PROBLEM TO WORK ON
Pictures in the data below are not part of the copy; transcribe everything else exactly.

[Collection entries]
....

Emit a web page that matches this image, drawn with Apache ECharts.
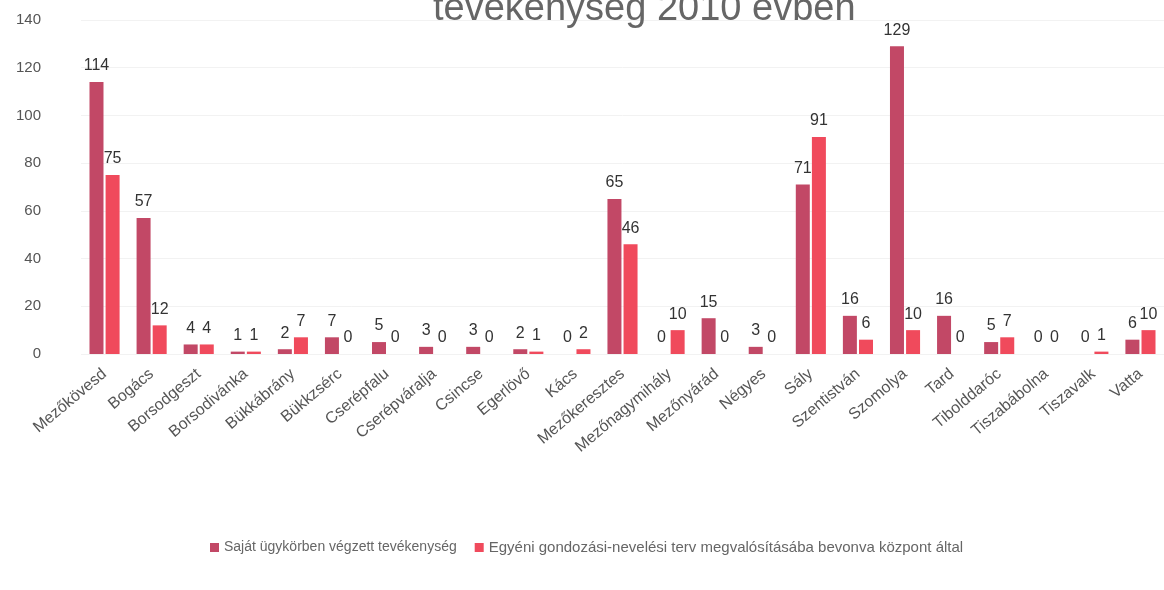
<!DOCTYPE html>
<html>
<head>
<meta charset="utf-8">
<script src="https://cdn.jsdelivr.net/npm/echarts@6/dist/echarts.min.js"></script>
<style>
html,body{margin:0;padding:0;background:#fff;}
#chart{width:1164px;height:590px;}
</style>
</head>
<body>
<div id="chart"></div>
<script>
const categories = ["Mezőkövesd","Bogács","Borsodgeszt","Borsodivánka","Bükkábrány","Bükkzsérc","Cserépfalu","Cserépváralja","Csincse","Egerlövő","Kács","Mezőkeresztes","Mezőnagymihály","Mezőnyárád","Négyes","Sály","Szentistván","Szomolya","Tard","Tibolddaróc","Tiszabábolna","Tiszavalk","Vatta"];
const sajatValues = [114,57,4,1,2,7,5,3,3,2,0,65,0,15,3,71,16,129,16,5,0,0,6];
const egyeniValues = [75,12,4,1,7,0,0,0,0,1,2,46,10,0,0,91,6,10,0,7,0,1,10];
const seriesNames = ["Saját ügykörben végzett tevékenység","Egyéni gondozási-nevelési terv megvalósításába bevonva központ által"];
const titleText = "tevékenység 2010 évben";

const chart = echarts.init(document.getElementById('chart'));
const labelStyle = {show:true, position:'top', color:'#333', fontSize:16, fontFamily:'Liberation Sans Narrow, Liberation Sans, Arial', distance:8};
chart.setOption({
  backgroundColor:'#fff',
  animation:false,
  title:{text:titleText, left:428, top:-14, textStyle:{fontSize:38, fontWeight:'normal', color:'#666', fontFamily:'Liberation Sans, Arial'}},
  grid:{left:81, right:0, top:20, bottom:236, containLabel:false},
  legend:{bottom:30, left:205, itemWidth:9, itemHeight:9, itemGap:18, icon:'rect',
    data:[{name:seriesNames[0]},{name:seriesNames[1], textStyle:{fontSize:15}}],
    textStyle:{fontSize:14, color:'#666', fontFamily:'Liberation Sans Narrow, Liberation Sans, Arial'}},
  xAxis:{type:'category', data:categories,
    axisLine:{show:false}, axisTick:{show:false},
    axisLabel:{rotate:40, interval:0, fontSize:16, color:'#555', margin:18, fontFamily:'Liberation Sans, Arial'}},
  yAxis:{type:'value', min:0, max:140, interval:20,
    axisLine:{show:false}, axisTick:{show:false},
    splitLine:{lineStyle:{color:'#f2f2f2'}},
    axisLabel:{fontSize:15, color:'#555', margin:40, fontFamily:'Liberation Sans Narrow, Liberation Sans, Arial'}},
  series:[
    {name:seriesNames[0], type:'bar', data:sajatValues, barWidth:14, barGap:'15%',
      itemStyle:{color:'#c24866'}, label:labelStyle},
    {name:seriesNames[1], type:'bar', data:egyeniValues, barWidth:14,
      itemStyle:{color:'#f04a5c'}, label:labelStyle}
  ]
});
</script>
</body>
</html>
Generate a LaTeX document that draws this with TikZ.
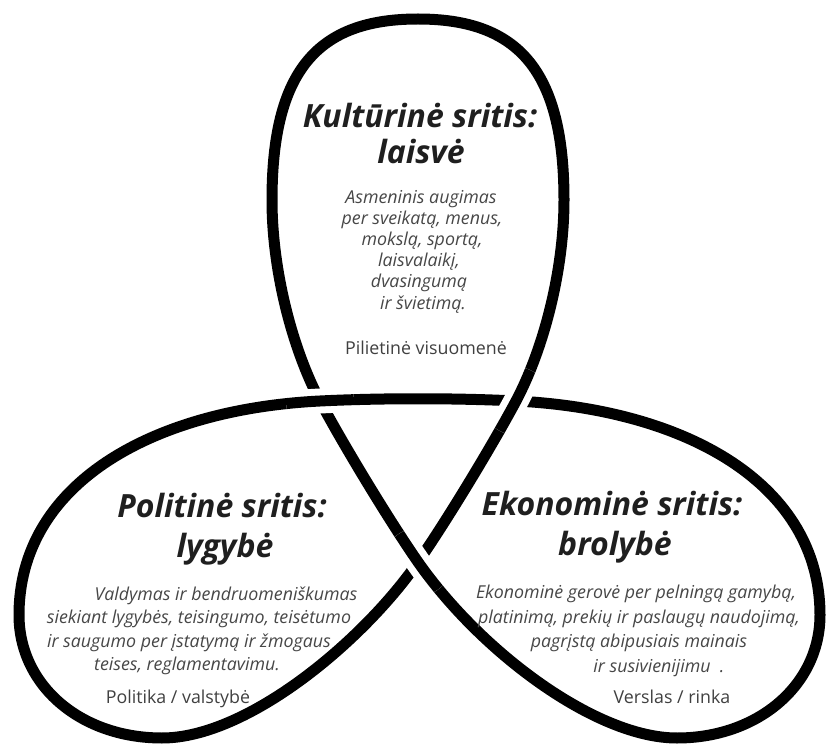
\documentclass[tikz,border=0pt]{standalone}
\usepackage{fontspec}
\setmainfont{Open Sans}
\begin{document}
\begin{tikzpicture}[x=1pt,y=-1pt,
  strand/.style={line width=11pt, line cap=butt, line join=round, black},
  gapband/.style={line width=25pt, line cap=butt, white},
  title/.style={font=\fontsize{32}{38}\selectfont\bfseries\itshape, text=black!88, anchor=base, inner sep=0pt},
  body/.style={font=\fontsize{17.8}{21}\selectfont\itshape, text=black!72, anchor=base, inner sep=0pt},
  foot/.style={font=\fontsize{17.8}{21}\selectfont, text=black!75, anchor=base, inner sep=0pt},
  % segments (without their start point)
  segA1/.style={insert path={.. controls (292,348) and (272,270) .. (272,200) .. controls (272,70) and (318,19) .. (418,19) .. controls (518,19) and (564,70) .. (564,200)}},
  segA2/.style={insert path={.. controls (564,270) and (544,348) .. (C2)}},
  segB/.style={insert path={.. controls (492.5,445) and (446.5,521) .. (C3)}},
  segC1/.style={insert path={.. controls (364,640) and (248,738) .. (162,738) .. controls (80,738) and (19,685) .. (19,615)}},
  segC2/.style={insert path={.. controls (19,485) and (150,409.5) .. (C1)}},
  segD/.style={insert path={.. controls (380,398) and (456,398) .. (C2)}},
  segE1/.style={insert path={.. controls (688,409.5) and (820,485) .. (820,615) .. controls (820,685) and (758,738) .. (677,738)}},
  segE2/.style={insert path={.. controls (596,738) and (481,652) .. (C3)}},
  segF/.style={insert path={.. controls (389.5,521) and (343.5,445) .. (C1)}}
]
\fill[white] (0,0) rectangle (828,746);
\useasboundingbox (0,0) rectangle (828,746);
\coordinate (C1) at (320,401);
\coordinate (C2) at (516,401);
\coordinate (C3) at (418,562);

% full knot as one closed stroke
\draw[strand] (C1) [segA1] [segA2] [segB] [segC1] [segC2] [segD] [segE1] [segE2] [segF] -- cycle;

% crossing C1: horizontal band passes over
\begin{scope}
  \clip (C1) circle [radius=34pt];
  \draw[gapband] (19,615) [segC2] [segD];
  \draw[strand] (19,615) [segC2] [segD];
\end{scope}
% crossing C2: diagonal passes over
\begin{scope}
  \clip (C2) circle [radius=34pt];
  \draw[gapband] (564,200) [segA2] [segB];
  \draw[strand] (564,200) [segA2] [segB];
\end{scope}
% crossing C3: descending strand passes over
\begin{scope}
  \clip (C3) circle [radius=34pt];
  \draw[gapband] (677,738) [segE2] [segF];
  \draw[strand] (677,738) [segE2] [segF];
\end{scope}

% top lobe
\node[title] (kt1) at (420,128) {Kultūrinė sritis:};
\node[title] (kt2) at (421,164) {laisvė};
\node[body] (kb1) at (421,204) {Asmeninis augimas};
\node[body] (kb2) at (422,225) {per sveikatą, menus,};
\node[body] (kb3) at (422,246) {mokslą, sportą,};
\node[body] (kb4) at (419,267) {laisvalaikį,};
\node[body] (kb5) at (419,288) {dvasingumą};
\node[body] (kb6) at (423,309) {ir švietimą.};
\node[foot] (kf) at (426,355) {Pilietinė visuomenė};

% left lobe
\node[title] (pt1) at (222,517) {Politinė sritis:};
\node[title] (pt2) at (225,557) {lygybė};
\node[body] (pb1) at (226,600) {Valdymas ir bendruomeniškumas};
\node[body] (pb2) at (199,623) {siekiant lygybės, teisingumo, teisėtumo};
\node[body] (pb3) at (189,647) {ir saugumo per įstatymą ir žmogaus};
\node[body] (pb4) at (187,670) {teises, reglamentavimu.};
\node[foot] (pf) at (178,703) {Politika / valstybė};

% right lobe
\node[title] (et1) at (612,515) {Ekonominė sritis:};
\node[title] (et2) at (615,555) {brolybė};
\node[body] (eb1) at (636,598) {Ekonominė gerovė per pelningą gamybą,};
\node[body] (eb2) at (639,623) {platinimą, prekių ir paslaugų naudojimą,};
\node[body] (eb3) at (639,647) {pagrįstą abipusiais mainais};
\node[body] (eb4) at (659,672) {ir susivienijimu~~.};
\node[foot] (ef) at (672,703) {Verslas / rinka};
\end{tikzpicture}
\end{document}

....

TASK SOLUTION
Emit a web page that matches this image, drawn with Apache ECharts.
<!DOCTYPE html>
<html>
<head>
<meta charset="utf-8">
<script src="https://cdn.jsdelivr.net/npm/echarts@6/dist/echarts.min.js"></script>
<style>
html,body{margin:0;padding:0;background:#fff;}
#chart{width:1164px;height:590px;}
</style>
</head>
<body>
<div id="chart"></div>
<script>
const categories = ["Mezőkövesd","Bogács","Borsodgeszt","Borsodivánka","Bükkábrány","Bükkzsérc","Cserépfalu","Cserépváralja","Csincse","Egerlövő","Kács","Mezőkeresztes","Mezőnagymihály","Mezőnyárád","Négyes","Sály","Szentistván","Szomolya","Tard","Tibolddaróc","Tiszabábolna","Tiszavalk","Vatta"];
const sajatValues = [114,57,4,1,2,7,5,3,3,2,0,65,0,15,3,71,16,129,16,5,0,0,6];
const egyeniValues = [75,12,4,1,7,0,0,0,0,1,2,46,10,0,0,91,6,10,0,7,0,1,10];
const seriesNames = ["Saját ügykörben végzett tevékenység","Egyéni gondozási-nevelési terv megvalósításába bevonva központ által"];
const titleText = "tevékenység 2010 évben";

const chart = echarts.init(document.getElementById('chart'));
const labelStyle = {show:true, position:'top', color:'#333', fontSize:16, fontFamily:'Liberation Sans Narrow, Liberation Sans, Arial', distance:8};
chart.setOption({
  backgroundColor:'#fff',
  animation:false,
  title:{text:titleText, left:428, top:-14, textStyle:{fontSize:38, fontWeight:'normal', color:'#666', fontFamily:'Liberation Sans, Arial'}},
  grid:{left:81, right:0, top:20, bottom:236, containLabel:false},
  legend:{bottom:30, left:205, itemWidth:9, itemHeight:9, itemGap:18, icon:'rect',
    data:[{name:seriesNames[0]},{name:seriesNames[1], textStyle:{fontSize:15}}],
    textStyle:{fontSize:14, color:'#666', fontFamily:'Liberation Sans Narrow, Liberation Sans, Arial'}},
  xAxis:{type:'category', data:categories,
    axisLine:{show:false}, axisTick:{show:false},
    axisLabel:{rotate:40, interval:0, fontSize:16, color:'#555', margin:18, fontFamily:'Liberation Sans, Arial'}},
  yAxis:{type:'value', min:0, max:140, interval:20,
    axisLine:{show:false}, axisTick:{show:false},
    splitLine:{lineStyle:{color:'#f2f2f2'}},
    axisLabel:{fontSize:15, color:'#555', margin:40, fontFamily:'Liberation Sans Narrow, Liberation Sans, Arial'}},
  series:[
    {name:seriesNames[0], type:'bar', data:sajatValues, barWidth:14, barGap:'15%',
      itemStyle:{color:'#c24866'}, label:labelStyle},
    {name:seriesNames[1], type:'bar', data:egyeniValues, barWidth:14,
      itemStyle:{color:'#f04a5c'}, label:labelStyle}
  ]
});
</script>
</body>
</html>
Generate a LaTeX document that draws this with TikZ.
\documentclass[tikz,border=0pt]{standalone}
\usepackage{fontspec}
\setmainfont{Open Sans}
\begin{document}
\begin{tikzpicture}[x=1pt,y=-1pt,
  strand/.style={line width=11pt, line cap=butt, line join=round, black},
  gapband/.style={line width=25pt, line cap=butt, white},
  title/.style={font=\fontsize{32}{38}\selectfont\bfseries\itshape, text=black!88, anchor=base, inner sep=0pt},
  body/.style={font=\fontsize{17.8}{21}\selectfont\itshape, text=black!72, anchor=base, inner sep=0pt},
  foot/.style={font=\fontsize{17.8}{21}\selectfont, text=black!75, anchor=base, inner sep=0pt},
  % segments (without their start point)
  segA1/.style={insert path={.. controls (292,348) and (272,270) .. (272,200) .. controls (272,70) and (318,19) .. (418,19) .. controls (518,19) and (564,70) .. (564,200)}},
  segA2/.style={insert path={.. controls (564,270) and (544,348) .. (C2)}},
  segB/.style={insert path={.. controls (492.5,445) and (446.5,521) .. (C3)}},
  segC1/.style={insert path={.. controls (364,640) and (248,738) .. (162,738) .. controls (80,738) and (19,685) .. (19,615)}},
  segC2/.style={insert path={.. controls (19,485) and (150,409.5) .. (C1)}},
  segD/.style={insert path={.. controls (380,398) and (456,398) .. (C2)}},
  segE1/.style={insert path={.. controls (688,409.5) and (820,485) .. (820,615) .. controls (820,685) and (758,738) .. (677,738)}},
  segE2/.style={insert path={.. controls (596,738) and (481,652) .. (C3)}},
  segF/.style={insert path={.. controls (389.5,521) and (343.5,445) .. (C1)}}
]
\fill[white] (0,0) rectangle (828,746);
\useasboundingbox (0,0) rectangle (828,746);
\coordinate (C1) at (320,401);
\coordinate (C2) at (516,401);
\coordinate (C3) at (418,562);

% full knot as one closed stroke
\draw[strand] (C1) [segA1] [segA2] [segB] [segC1] [segC2] [segD] [segE1] [segE2] [segF] -- cycle;

% crossing C1: horizontal band passes over
\begin{scope}
  \clip (C1) circle [radius=34pt];
  \draw[gapband] (19,615) [segC2] [segD];
  \draw[strand] (19,615) [segC2] [segD];
\end{scope}
% crossing C2: diagonal passes over
\begin{scope}
  \clip (C2) circle [radius=34pt];
  \draw[gapband] (564,200) [segA2] [segB];
  \draw[strand] (564,200) [segA2] [segB];
\end{scope}
% crossing C3: descending strand passes over
\begin{scope}
  \clip (C3) circle [radius=34pt];
  \draw[gapband] (677,738) [segE2] [segF];
  \draw[strand] (677,738) [segE2] [segF];
\end{scope}

% top lobe
\node[title] (kt1) at (420,128) {Kultūrinė sritis:};
\node[title] (kt2) at (421,164) {laisvė};
\node[body] (kb1) at (421,204) {Asmeninis augimas};
\node[body] (kb2) at (422,225) {per sveikatą, menus,};
\node[body] (kb3) at (422,246) {mokslą, sportą,};
\node[body] (kb4) at (419,267) {laisvalaikį,};
\node[body] (kb5) at (419,288) {dvasingumą};
\node[body] (kb6) at (423,309) {ir švietimą.};
\node[foot] (kf) at (426,355) {Pilietinė visuomenė};

% left lobe
\node[title] (pt1) at (222,517) {Politinė sritis:};
\node[title] (pt2) at (225,557) {lygybė};
\node[body] (pb1) at (226,600) {Valdymas ir bendruomeniškumas};
\node[body] (pb2) at (199,623) {siekiant lygybės, teisingumo, teisėtumo};
\node[body] (pb3) at (189,647) {ir saugumo per įstatymą ir žmogaus};
\node[body] (pb4) at (187,670) {teises, reglamentavimu.};
\node[foot] (pf) at (178,703) {Politika / valstybė};

% right lobe
\node[title] (et1) at (612,515) {Ekonominė sritis:};
\node[title] (et2) at (615,555) {brolybė};
\node[body] (eb1) at (636,598) {Ekonominė gerovė per pelningą gamybą,};
\node[body] (eb2) at (639,623) {platinimą, prekių ir paslaugų naudojimą,};
\node[body] (eb3) at (639,647) {pagrįstą abipusiais mainais};
\node[body] (eb4) at (659,672) {ir susivienijimu~~.};
\node[foot] (ef) at (672,703) {Verslas / rinka};
\end{tikzpicture}
\end{document}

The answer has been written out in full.